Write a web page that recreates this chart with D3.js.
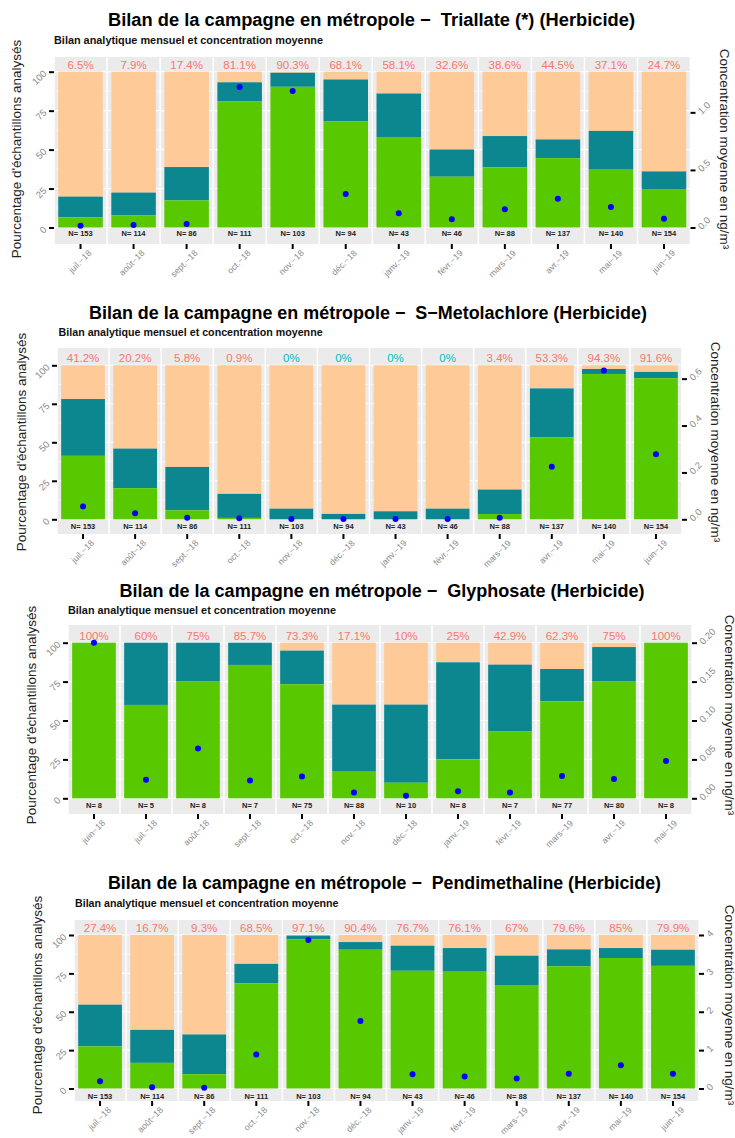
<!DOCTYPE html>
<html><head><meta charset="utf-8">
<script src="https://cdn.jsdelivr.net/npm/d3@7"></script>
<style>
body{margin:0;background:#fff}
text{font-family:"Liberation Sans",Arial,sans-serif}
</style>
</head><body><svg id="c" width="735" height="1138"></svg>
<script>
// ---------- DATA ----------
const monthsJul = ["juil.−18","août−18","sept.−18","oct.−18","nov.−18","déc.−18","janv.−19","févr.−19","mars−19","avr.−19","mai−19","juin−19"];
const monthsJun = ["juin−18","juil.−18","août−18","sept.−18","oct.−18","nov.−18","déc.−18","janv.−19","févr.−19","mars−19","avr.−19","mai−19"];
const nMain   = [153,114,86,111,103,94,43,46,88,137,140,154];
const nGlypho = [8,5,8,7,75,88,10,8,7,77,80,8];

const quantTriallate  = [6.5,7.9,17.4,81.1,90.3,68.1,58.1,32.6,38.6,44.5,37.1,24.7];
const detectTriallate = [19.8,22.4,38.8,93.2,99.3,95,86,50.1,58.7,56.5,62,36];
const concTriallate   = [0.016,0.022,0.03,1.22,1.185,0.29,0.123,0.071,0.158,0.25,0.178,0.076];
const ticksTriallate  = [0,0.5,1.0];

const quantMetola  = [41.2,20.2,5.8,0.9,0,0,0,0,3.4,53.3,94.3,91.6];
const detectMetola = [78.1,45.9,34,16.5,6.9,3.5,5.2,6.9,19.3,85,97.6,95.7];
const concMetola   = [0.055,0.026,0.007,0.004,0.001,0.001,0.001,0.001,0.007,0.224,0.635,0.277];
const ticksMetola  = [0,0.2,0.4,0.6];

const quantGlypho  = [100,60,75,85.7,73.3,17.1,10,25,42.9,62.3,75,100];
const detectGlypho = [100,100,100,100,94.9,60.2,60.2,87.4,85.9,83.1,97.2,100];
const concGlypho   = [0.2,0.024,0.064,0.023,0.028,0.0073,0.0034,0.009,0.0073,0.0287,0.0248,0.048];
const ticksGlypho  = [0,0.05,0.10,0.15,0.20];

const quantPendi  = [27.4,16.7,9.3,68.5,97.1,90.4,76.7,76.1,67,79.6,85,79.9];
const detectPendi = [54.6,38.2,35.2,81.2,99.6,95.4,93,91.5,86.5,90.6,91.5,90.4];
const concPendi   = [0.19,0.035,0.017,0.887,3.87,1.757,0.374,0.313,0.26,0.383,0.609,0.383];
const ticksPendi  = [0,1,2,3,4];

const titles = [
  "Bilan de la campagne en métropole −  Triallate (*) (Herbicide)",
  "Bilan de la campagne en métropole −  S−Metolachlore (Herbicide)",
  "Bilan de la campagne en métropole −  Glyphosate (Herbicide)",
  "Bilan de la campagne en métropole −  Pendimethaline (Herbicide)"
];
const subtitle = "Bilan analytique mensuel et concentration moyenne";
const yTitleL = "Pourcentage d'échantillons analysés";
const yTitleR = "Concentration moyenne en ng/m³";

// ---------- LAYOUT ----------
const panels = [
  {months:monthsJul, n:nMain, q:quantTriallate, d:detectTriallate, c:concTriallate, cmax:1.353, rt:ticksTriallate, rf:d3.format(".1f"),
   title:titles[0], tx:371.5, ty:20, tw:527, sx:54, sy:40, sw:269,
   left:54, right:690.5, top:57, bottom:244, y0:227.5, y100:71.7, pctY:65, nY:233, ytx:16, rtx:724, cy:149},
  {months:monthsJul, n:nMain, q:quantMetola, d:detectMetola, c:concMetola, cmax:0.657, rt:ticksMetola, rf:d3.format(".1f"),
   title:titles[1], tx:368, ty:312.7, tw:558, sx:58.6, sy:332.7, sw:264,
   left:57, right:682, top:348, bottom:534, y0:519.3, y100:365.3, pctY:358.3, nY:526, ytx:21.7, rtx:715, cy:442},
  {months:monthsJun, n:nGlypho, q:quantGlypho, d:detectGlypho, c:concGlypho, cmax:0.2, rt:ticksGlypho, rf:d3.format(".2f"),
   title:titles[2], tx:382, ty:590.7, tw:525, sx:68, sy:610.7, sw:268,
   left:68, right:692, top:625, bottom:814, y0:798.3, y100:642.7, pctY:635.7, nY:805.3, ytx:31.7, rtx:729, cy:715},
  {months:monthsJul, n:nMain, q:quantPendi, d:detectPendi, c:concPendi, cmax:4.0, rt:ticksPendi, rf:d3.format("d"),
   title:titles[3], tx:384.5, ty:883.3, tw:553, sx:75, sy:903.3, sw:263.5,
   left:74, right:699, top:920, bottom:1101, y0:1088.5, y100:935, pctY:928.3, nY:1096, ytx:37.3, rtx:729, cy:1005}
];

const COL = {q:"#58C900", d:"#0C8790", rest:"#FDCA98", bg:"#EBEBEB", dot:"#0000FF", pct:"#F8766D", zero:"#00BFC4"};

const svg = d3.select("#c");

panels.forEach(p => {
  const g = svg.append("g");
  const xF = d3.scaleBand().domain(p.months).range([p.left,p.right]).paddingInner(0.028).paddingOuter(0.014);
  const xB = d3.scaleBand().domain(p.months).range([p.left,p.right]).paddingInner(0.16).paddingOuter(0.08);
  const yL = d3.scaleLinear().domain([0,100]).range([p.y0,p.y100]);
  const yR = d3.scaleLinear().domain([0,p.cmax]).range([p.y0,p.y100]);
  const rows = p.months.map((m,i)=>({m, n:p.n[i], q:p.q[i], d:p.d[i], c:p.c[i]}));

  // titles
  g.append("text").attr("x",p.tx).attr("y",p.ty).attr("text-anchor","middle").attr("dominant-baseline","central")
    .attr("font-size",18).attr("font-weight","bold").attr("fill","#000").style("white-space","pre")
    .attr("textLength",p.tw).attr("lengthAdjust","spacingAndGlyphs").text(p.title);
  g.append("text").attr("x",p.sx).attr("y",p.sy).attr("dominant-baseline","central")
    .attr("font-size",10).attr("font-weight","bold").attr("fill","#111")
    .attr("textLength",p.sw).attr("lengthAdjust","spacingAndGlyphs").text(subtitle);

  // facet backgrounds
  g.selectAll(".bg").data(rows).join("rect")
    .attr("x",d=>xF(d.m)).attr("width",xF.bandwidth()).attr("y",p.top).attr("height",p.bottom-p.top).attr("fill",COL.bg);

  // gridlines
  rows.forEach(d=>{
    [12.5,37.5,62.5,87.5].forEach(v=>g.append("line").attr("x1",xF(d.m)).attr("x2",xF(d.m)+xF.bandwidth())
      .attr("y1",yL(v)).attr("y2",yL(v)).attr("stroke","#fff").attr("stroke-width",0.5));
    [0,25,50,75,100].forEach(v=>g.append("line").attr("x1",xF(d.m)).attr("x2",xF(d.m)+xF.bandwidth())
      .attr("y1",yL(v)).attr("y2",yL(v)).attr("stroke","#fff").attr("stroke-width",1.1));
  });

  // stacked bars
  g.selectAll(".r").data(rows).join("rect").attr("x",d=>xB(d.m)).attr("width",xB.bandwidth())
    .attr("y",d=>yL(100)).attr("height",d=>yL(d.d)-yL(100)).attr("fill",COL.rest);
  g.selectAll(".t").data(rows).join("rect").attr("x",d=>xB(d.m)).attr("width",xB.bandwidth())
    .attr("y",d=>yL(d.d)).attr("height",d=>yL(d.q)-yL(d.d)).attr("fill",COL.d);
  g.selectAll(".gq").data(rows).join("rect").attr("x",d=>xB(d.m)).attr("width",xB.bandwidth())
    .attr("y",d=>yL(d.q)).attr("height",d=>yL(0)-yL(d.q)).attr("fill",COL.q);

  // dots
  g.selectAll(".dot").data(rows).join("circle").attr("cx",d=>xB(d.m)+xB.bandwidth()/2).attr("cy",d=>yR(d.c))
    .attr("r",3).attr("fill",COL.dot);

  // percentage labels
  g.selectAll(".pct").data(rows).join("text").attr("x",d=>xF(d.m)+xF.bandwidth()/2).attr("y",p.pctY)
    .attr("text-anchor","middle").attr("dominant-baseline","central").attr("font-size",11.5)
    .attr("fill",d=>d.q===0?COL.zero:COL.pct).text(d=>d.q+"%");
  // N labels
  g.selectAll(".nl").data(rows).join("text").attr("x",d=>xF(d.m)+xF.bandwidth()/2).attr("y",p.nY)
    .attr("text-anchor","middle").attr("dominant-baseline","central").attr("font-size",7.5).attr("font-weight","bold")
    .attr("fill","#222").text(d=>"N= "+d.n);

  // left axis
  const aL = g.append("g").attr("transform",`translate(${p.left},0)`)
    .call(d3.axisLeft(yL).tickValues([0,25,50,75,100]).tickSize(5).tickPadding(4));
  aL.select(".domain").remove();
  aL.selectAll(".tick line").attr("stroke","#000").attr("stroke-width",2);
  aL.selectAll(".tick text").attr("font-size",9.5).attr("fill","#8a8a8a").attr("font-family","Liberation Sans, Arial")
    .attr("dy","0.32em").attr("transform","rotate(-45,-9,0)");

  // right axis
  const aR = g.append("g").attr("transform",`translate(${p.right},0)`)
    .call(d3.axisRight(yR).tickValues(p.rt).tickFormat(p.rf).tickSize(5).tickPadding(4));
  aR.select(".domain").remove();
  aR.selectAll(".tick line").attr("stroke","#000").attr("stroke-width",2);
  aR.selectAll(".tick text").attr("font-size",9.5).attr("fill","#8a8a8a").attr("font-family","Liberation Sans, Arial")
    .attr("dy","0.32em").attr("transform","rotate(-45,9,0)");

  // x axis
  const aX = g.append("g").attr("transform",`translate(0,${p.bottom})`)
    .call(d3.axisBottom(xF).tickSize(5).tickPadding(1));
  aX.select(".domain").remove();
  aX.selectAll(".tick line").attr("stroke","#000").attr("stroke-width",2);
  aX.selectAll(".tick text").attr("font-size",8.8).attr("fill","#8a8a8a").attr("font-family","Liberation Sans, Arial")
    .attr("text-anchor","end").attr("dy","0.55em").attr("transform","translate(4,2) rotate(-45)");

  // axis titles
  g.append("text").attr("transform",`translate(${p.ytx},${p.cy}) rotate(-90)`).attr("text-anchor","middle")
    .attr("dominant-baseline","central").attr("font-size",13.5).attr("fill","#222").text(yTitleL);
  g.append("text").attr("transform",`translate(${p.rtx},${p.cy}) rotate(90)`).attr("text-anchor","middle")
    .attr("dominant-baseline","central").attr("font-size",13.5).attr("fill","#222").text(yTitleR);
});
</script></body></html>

What is expected:
Copy nothing but the lines from the top of the data down to the line containing "const nGlypho = [8,5,8,7,75,88,10,8,7,77,80,8];", and leave the pictures out.

Result of the exercise:
Write a web page that recreates this chart with D3.js.
<!DOCTYPE html>
<html><head><meta charset="utf-8">
<script src="https://cdn.jsdelivr.net/npm/d3@7"></script>
<style>
body{margin:0;background:#fff}
text{font-family:"Liberation Sans",Arial,sans-serif}
</style>
</head><body><svg id="c" width="735" height="1138"></svg>
<script>
// ---------- DATA ----------
const monthsJul = ["juil.−18","août−18","sept.−18","oct.−18","nov.−18","déc.−18","janv.−19","févr.−19","mars−19","avr.−19","mai−19","juin−19"];
const monthsJun = ["juin−18","juil.−18","août−18","sept.−18","oct.−18","nov.−18","déc.−18","janv.−19","févr.−19","mars−19","avr.−19","mai−19"];
const nMain   = [153,114,86,111,103,94,43,46,88,137,140,154];
const nGlypho = [8,5,8,7,75,88,10,8,7,77,80,8];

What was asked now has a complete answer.